Crocker – who has the “unique” perspective of having returned to Afghanistan after a first stint as ambassador in 2002 following the fall of the Taliban regime – says the country’s progress is impressive but not irreversible, and requires an international commitment to sustain it.
Continuing improvements in the Afghan National Army and national police are one element. The Afghan security forces, which are now the primary providers of security to about half the country, should be able to expand to providing “immediate security” to about 75 percent of Afghans by midsummer, Crocker says.
Other encouraging factors, he adds, are rising education rates, falling infant and maternal mortality rates in one of the world’s poorest countries, development of a professional class of young leaders, and prospects for impressive economic gains from unexploited natural resources.
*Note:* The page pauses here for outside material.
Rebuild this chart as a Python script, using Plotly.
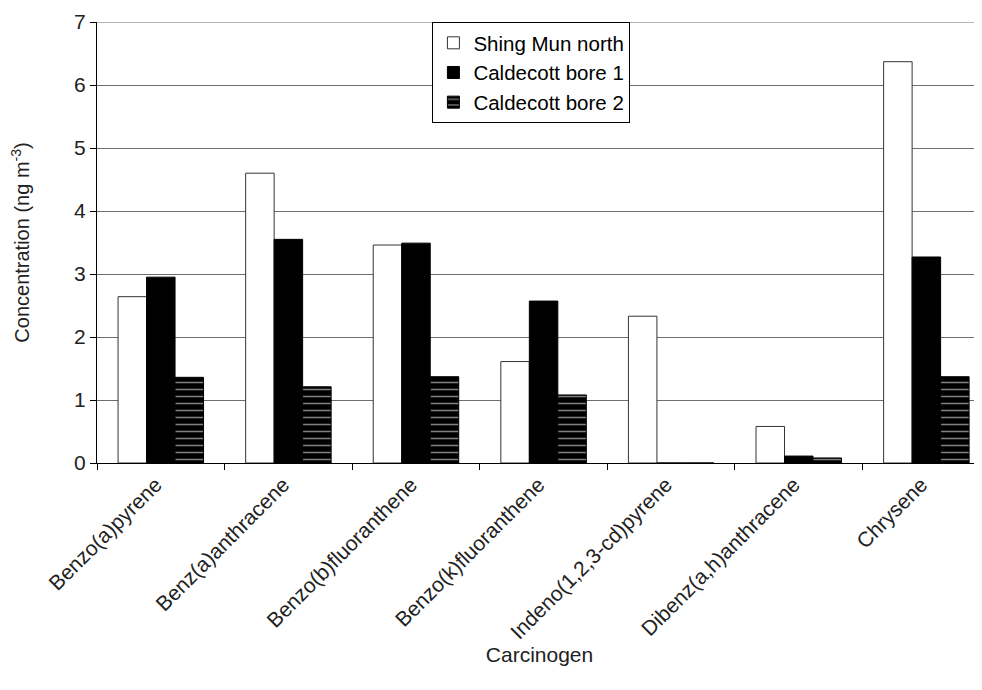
import plotly.graph_objects as go

categories = ["Benzo(a)pyrene", "Benz(a)anthracene", "Benzo(b)fluoranthene",
              "Benzo(k)fluoranthene", "Indeno(1,2,3-cd)pyrene",
              "Dibenz(a,h)anthracene", "Chrysene"]
shing_mun_north = [2.64, 4.60, 3.46, 1.61, 2.33, 0.58, 6.37]
caldecott_bore1 = [2.95, 3.55, 3.49, 2.57, 0.0, 0.11, 3.27]
caldecott_bore2 = [1.36, 1.21, 1.37, 1.08, 0.0, 0.08, 1.37]
y_ticks = [0, 1, 2, 3, 4, 5, 6, 7]

FONT = "Liberation Sans"
TXT = "#222222"
GRID = "#6e6e6e"

fig = go.Figure()
fig.add_trace(go.Bar(
    x=categories, y=shing_mun_north, name="Shing Mun north",
    marker=dict(color="white", line=dict(color="#333333", width=1)),
    legendgroup="a"))
fig.add_trace(go.Bar(
    x=categories, y=caldecott_bore1, name="Caldecott bore 1",
    marker=dict(color="black", line=dict(color="black", width=1)),
    legendgroup="b"))
fig.add_trace(go.Bar(
    x=categories, y=caldecott_bore2, name="Caldecott bore 2",
    marker=dict(color="black", line=dict(color="black", width=1),
                pattern=dict(shape="-", bgcolor="black", fgcolor="white",
                             size=7, solidity=0.22)),
    legendgroup="c"))

# top gridline at the axis maximum
fig.add_shape(type="line", xref="paper", yref="y", x0=0, x1=1,
              y0=y_ticks[-1], y1=y_ticks[-1], line=dict(color=GRID, width=1),
              layer="below")

fig.update_layout(
    width=982, height=690,
    margin=dict(l=89, r=8, t=14, b=235),
    paper_bgcolor="white", plot_bgcolor="white",
    barmode="group", bargap=0.33, bargroupgap=0,
    font=dict(family=FONT, color=TXT, size=20),
    showlegend=True,
    legend=dict(x=0.379, y=1.0, xanchor="left", yanchor="top",
                bgcolor="white", bordercolor="black", borderwidth=1,
                font=dict(family=FONT, size=20.5, color="black"),
                tracegroupgap=0, traceorder="grouped",
                itemwidth=30),
    xaxis=dict(range=[-0.5, 6.436], showline=True, linecolor="black",
               linewidth=1, ticks="outside", tickson="boundaries",
               ticklen=6, tickcolor="black", tickangle=-45,
               ticklabelshift=-5,
               tickfont=dict(size=21, color=TXT), automargin=False,
               title=dict(text="Carcinogen", font=dict(size=21, color=TXT),
                          standoff=0),
               showgrid=False),
    yaxis=dict(range=[0, 7], tickvals=y_ticks, showline=True,
               linecolor="black", linewidth=1, ticks="outside", ticklen=6,
               tickcolor="black", tickfont=dict(size=21, color=TXT),
               showgrid=True, gridcolor=GRID, gridwidth=1,
               zeroline=False, automargin=False,
               title=dict(text="Concentration (ng m<sup>-3</sup>)",
                          font=dict(size=20, color=TXT), standoff=47)),
)

fig.write_html("out.html")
He also points to expanded women’s rights, which he cites as a key priority for the US. Noting that some Afghan women have expressed fears of a rollback of women’s advances in the event of a weakened international commitment, Crocker says neither young Afghans nor the US are about to let that happen.
“I know what my boss thinks about this,” says Crocker, referring to Secretary of State Hillary Rodham Clinton’s outspoken commitment to advancing Afghan women’s rights. But he also says the female university students he meets with here would never accept a reversion to the past. “They’re not going to be put back in a burkha, believe me,” he says.
Crocker offers a modest definition of the Afghanistan he believes should be the realistic goal of Afghans and the international community: “a basically secure, basically stable, basically democratic country that can look after its own interests.”
And he says Afghanistan has the advantage of a “post-9/11, post-Taliban generation” that is better-educated, and that knows the promise of freedom and democratic governance. “There’s never been a generation like that in Afghanistan,” he says.
But he also warns that this new Afghanistan, which lives with the pull of old ways, has to know the world is not turning its back. “If the Afghans think we’re done, that we’re pulling pitch,” he says, “they’ll revert to old tendencies.”